My tummy would say, ‘I’m hungry.’ I would respond, ‘Shut up, here’s some water.’ I learned that the body is not something to be beaten into submission. My poor body was so hungry and thirsty that it stopped working. I decided to quit DIEting and start living. I stopped reading fashion magazines which helps my mental health immensely. I listen to my body. I try to be gentle. I find FUN ways of moving that are pleasurable and comfortable. I don’t feel like a prisoner or victim to myself anymore.
-Ani
5. “I believed, falsely, that every 3500 calories cut would result in a pound of weight lost and that would somehow bring me closer to ‘happiness’ which I mistakenly linked to my weight.
I began to resent food and those who enjoyed it. Restriction meant I could not find a way to enjoy foods without binging. Since I feared getting fat, I purged. Bulimia developed as I cared more about being thin than my own life.
My recovery was jolted when I entered treatment. I came back a changed woman who wanted to declare peace with her body and use her energy to grow as a person and treat herself well. I now understand that living my life hoping that I’ll do/be ___ when I weigh ____ was the worst thing I could do for my health. You can be healthy without hating yourself. Treat your body like the most precious gift you’ve ever received. Because it is.”
-Annabel
6. “I quit dieting when I grew tired of hating my body.

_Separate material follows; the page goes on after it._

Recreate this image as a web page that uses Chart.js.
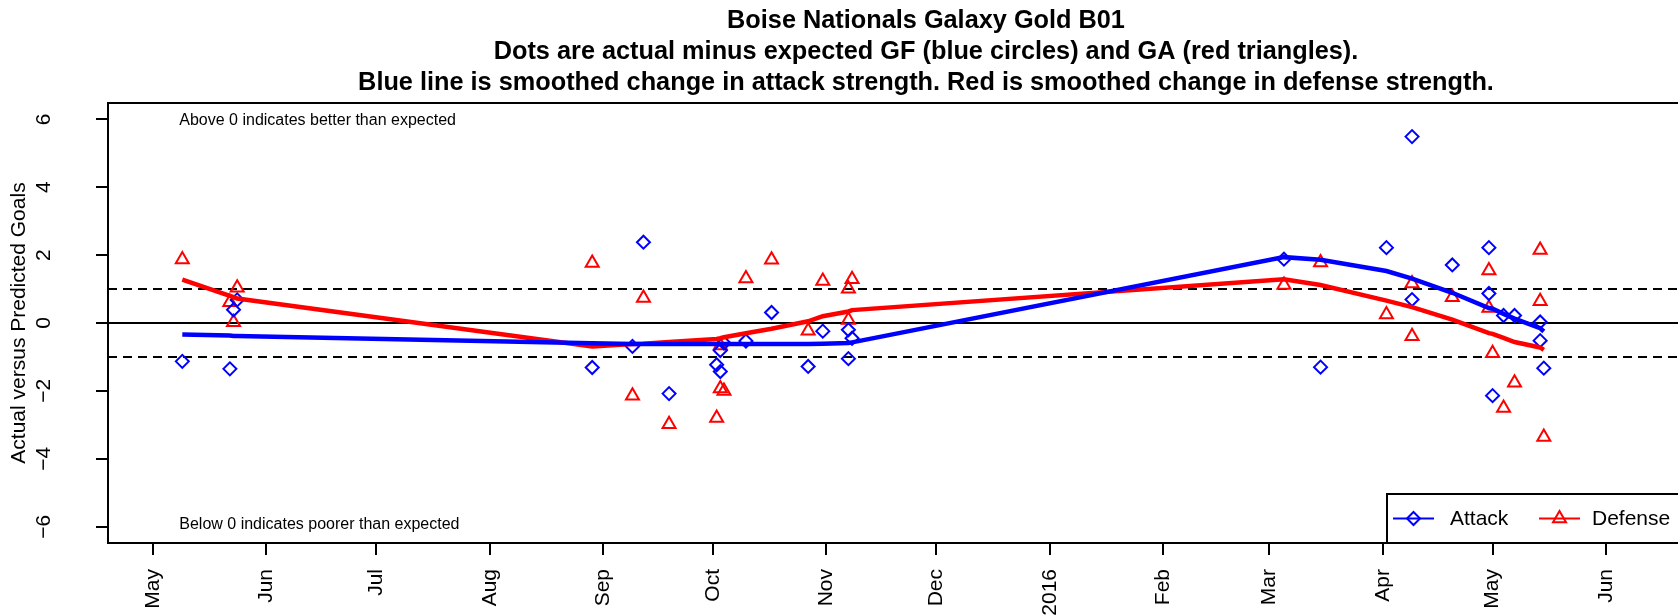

I was exhausted from obsessing over food. I realized that denying certain foods only drives the desire for them. Now I eat mindfully and intuitively. My life is completely different — I’m calm, more creative, less inhibited, less socially inept and generally more at peace. I’m finally happy and my body has changed because of it.
Since age 4 I’d gotten the message that I am unacceptable because of my size. I’d been taught that my intelligence, creativity, kindness and accomplishments paled in relation to my appearance. After 38 years of these lessons, I’ve come to understand the lies and hatred for what they are. It has nothing to do with me; it never did. I am me, not my size. Tell your inner critic to shut up. Learn to live inside your body. Start listening to its inherent wisdom.
-Catherine
7. “I quit dieting because 20 or so years of dieting had not made me thin, healthy, or happy.

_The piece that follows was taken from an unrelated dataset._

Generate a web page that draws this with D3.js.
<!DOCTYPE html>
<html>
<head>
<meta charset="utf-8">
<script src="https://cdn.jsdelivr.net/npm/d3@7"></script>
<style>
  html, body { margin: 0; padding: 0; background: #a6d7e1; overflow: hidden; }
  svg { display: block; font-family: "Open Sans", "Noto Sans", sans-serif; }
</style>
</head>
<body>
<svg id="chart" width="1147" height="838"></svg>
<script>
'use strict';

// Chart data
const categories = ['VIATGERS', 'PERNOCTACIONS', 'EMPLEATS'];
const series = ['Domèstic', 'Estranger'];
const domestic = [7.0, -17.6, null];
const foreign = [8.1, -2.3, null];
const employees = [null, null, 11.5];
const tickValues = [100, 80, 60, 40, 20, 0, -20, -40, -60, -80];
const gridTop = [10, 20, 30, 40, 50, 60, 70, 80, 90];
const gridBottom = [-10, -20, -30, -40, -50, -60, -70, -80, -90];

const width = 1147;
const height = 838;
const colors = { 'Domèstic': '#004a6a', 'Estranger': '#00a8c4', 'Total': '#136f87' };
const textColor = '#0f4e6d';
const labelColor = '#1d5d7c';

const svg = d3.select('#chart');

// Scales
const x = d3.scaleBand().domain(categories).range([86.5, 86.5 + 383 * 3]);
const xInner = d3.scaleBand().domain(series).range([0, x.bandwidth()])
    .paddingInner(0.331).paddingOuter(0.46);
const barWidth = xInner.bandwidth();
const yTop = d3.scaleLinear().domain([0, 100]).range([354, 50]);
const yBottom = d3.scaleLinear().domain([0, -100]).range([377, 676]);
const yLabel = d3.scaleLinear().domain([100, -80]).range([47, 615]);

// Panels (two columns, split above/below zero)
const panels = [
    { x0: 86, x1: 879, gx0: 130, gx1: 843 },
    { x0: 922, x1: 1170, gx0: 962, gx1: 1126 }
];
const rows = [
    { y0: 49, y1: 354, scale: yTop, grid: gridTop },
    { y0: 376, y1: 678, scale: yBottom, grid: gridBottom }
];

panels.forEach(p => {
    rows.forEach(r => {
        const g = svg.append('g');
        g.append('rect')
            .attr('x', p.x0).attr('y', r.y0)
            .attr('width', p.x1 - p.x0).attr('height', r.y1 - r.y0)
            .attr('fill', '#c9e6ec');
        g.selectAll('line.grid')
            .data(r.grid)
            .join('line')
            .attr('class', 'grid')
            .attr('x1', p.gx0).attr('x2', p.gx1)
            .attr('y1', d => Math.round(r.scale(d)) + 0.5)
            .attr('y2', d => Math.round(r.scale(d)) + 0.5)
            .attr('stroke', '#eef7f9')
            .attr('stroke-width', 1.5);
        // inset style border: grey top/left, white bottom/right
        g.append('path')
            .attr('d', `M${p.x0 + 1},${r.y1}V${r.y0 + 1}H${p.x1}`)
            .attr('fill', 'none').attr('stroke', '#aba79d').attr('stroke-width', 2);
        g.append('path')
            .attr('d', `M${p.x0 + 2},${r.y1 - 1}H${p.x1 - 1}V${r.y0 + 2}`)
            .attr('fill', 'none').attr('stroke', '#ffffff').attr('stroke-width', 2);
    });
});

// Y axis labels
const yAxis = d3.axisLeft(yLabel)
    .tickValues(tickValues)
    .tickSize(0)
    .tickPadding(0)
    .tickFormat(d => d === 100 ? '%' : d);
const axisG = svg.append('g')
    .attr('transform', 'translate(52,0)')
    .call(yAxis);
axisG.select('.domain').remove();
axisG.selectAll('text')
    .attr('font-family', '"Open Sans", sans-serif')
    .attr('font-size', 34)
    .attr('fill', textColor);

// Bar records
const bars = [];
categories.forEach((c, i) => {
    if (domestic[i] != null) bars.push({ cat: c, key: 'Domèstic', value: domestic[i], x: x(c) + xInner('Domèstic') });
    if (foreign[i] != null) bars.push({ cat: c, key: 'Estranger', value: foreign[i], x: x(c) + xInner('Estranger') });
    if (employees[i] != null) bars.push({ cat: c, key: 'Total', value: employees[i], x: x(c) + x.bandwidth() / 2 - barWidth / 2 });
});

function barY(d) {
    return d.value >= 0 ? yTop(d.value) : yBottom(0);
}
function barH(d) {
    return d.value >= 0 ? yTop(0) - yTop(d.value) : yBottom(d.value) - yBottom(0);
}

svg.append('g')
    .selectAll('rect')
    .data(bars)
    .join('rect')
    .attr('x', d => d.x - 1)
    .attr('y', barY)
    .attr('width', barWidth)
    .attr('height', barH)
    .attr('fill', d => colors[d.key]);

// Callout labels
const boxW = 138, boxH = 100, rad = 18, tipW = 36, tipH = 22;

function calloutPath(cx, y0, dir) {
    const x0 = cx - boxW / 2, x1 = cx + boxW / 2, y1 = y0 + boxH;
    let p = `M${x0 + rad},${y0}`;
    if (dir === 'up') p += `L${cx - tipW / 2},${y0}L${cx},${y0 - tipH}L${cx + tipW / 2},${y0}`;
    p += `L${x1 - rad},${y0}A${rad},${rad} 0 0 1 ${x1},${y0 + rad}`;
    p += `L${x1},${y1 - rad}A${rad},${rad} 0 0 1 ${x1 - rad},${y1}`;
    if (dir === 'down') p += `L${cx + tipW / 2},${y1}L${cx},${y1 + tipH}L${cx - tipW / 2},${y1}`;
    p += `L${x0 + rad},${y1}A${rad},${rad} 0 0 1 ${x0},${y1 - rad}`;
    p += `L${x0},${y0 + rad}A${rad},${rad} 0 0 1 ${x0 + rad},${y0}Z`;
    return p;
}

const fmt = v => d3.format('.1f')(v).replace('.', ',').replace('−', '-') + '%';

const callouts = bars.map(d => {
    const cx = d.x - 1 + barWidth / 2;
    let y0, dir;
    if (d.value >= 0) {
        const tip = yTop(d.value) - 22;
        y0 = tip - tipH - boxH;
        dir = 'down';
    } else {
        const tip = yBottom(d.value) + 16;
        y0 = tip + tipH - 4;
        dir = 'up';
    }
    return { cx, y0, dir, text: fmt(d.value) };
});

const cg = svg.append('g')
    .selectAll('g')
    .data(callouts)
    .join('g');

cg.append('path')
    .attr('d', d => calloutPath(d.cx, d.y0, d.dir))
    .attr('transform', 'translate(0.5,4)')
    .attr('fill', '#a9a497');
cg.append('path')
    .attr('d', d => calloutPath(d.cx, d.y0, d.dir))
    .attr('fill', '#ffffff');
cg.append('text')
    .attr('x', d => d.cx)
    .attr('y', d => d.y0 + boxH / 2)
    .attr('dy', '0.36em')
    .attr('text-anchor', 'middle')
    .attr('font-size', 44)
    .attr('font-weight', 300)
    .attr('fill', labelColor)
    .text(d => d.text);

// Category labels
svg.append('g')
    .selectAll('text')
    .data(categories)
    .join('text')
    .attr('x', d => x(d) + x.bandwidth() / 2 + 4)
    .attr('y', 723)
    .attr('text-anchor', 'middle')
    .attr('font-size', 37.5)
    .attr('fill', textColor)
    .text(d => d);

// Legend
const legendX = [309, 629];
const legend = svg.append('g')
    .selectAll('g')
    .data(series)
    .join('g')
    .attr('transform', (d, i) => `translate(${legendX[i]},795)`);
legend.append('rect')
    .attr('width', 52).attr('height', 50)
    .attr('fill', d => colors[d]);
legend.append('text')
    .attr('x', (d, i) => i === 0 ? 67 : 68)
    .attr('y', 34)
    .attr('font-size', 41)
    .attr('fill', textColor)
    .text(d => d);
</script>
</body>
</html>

I shifted my focus from my aesthetic to my lifestyle. By focusing on healthy behaviors for body, mind and spirit I’ve achieved a level of physical, mental and emotional health that I never imagined was possible. Now I no longer associate eating with guilt and punishment so I actually enjoy my food. I no longer live and die by the number on the scale or define my self-worth by the size of my jeans.
Oscar Wilde wrote, ‘To love oneself is the beginning of a lifelong romance.’ This is non-negotiable. The most liberating moment in human existence is the moment you fall in love with yourself, just as you are. Everything is possible when you believe that your happiness is worth fighting for.”
-CJ
8. “After 15 years on a diet I got tired of looking at food but seeing numbers. I learned that diets work, until they don’t.
My weight was a constant struggle between wanting to eat what I wanted and having to go hungry to control the number on the scale. I was sick of constantly obsessing about food. Dieting and being thinner never made me like my body, so I decided to give eating for my health and loving myself a try—I never looked back.

I never restrict myself so that I don’t go back to the dieting mentality and then the binges. I exercise to feel good, never to change the shape of my body. And now I have much more time for activities I enjoy. I don’t panic about what I can eat or how it will affect my weight. I tossed my scale. I’m heavier than my diet days but now I spend zero time being dissatisfied with the person in the mirror, compared to 100% of the time back then.